Conversely, the mapping $f:A^{\prime }\to A$ defined by $a_i^{\prime }s\mapsto a_i{u}_{i}s$ is well-defined, and f is an S-monomorphism. □

Lemma 4.

Let S be a monoid and $u_i\in S$. Consider the S-monomorphism $f:\langle a_1^{\prime },a_2^{\prime },\cdots ,a_n^{\prime }\rangle \to \langle a_1,a_2,\cdots ,a_n\rangle$ given by $f\left(a_i^{\prime }s\right)=a_i{u}_{i}s$, $s\in S$. Then, f is onto if and only if $u_{i}S\bigcap R\left(a_i\right)\ne \varnothing$ for every $i\in I$.

Proof. 

Since f is an S-epimorphism.
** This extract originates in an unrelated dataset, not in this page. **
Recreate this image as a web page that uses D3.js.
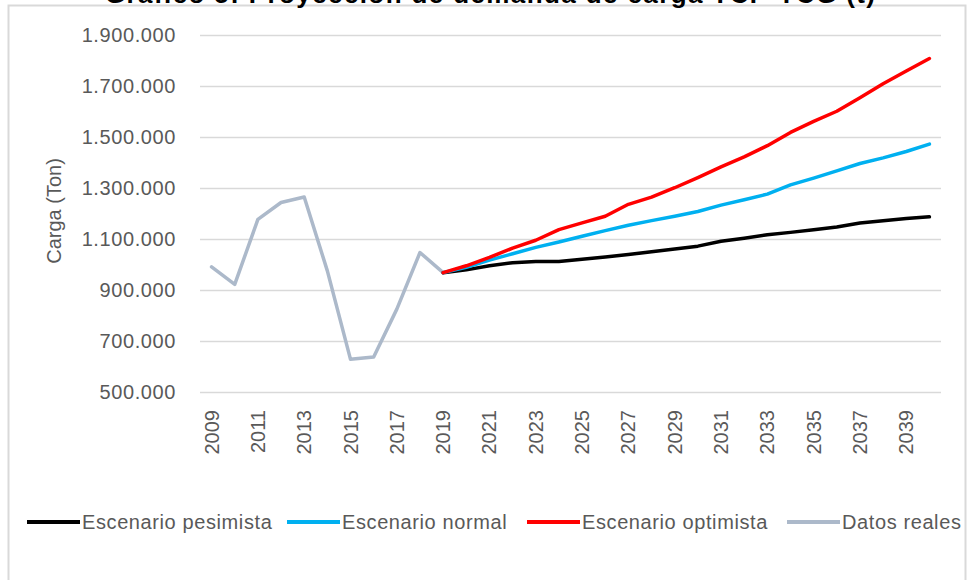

For any $a_i\in \{a_1,\cdots ,a_n\}$, there exist $a_p^{\prime }\in \{a_1^{\prime },\cdots ,a_n^{\prime }\}$ and $m\in S$ such that $f\left(a_p^{\prime }m\right)=a_i$. And since $f\left(a_p^{\prime }m\right)=a_p{u}_{p}m$, it follows that $a_i=a_p{u}_{p}m\in a_{p}S$, namely $a_{i}S\subseteq a_{p}S$, a contradiction. Thus $p=i$ and so $a_i=a_i{u}_{i}m$, hence $u_{i}S\bigcap R\left(a_i\right)\ne \varnothing$.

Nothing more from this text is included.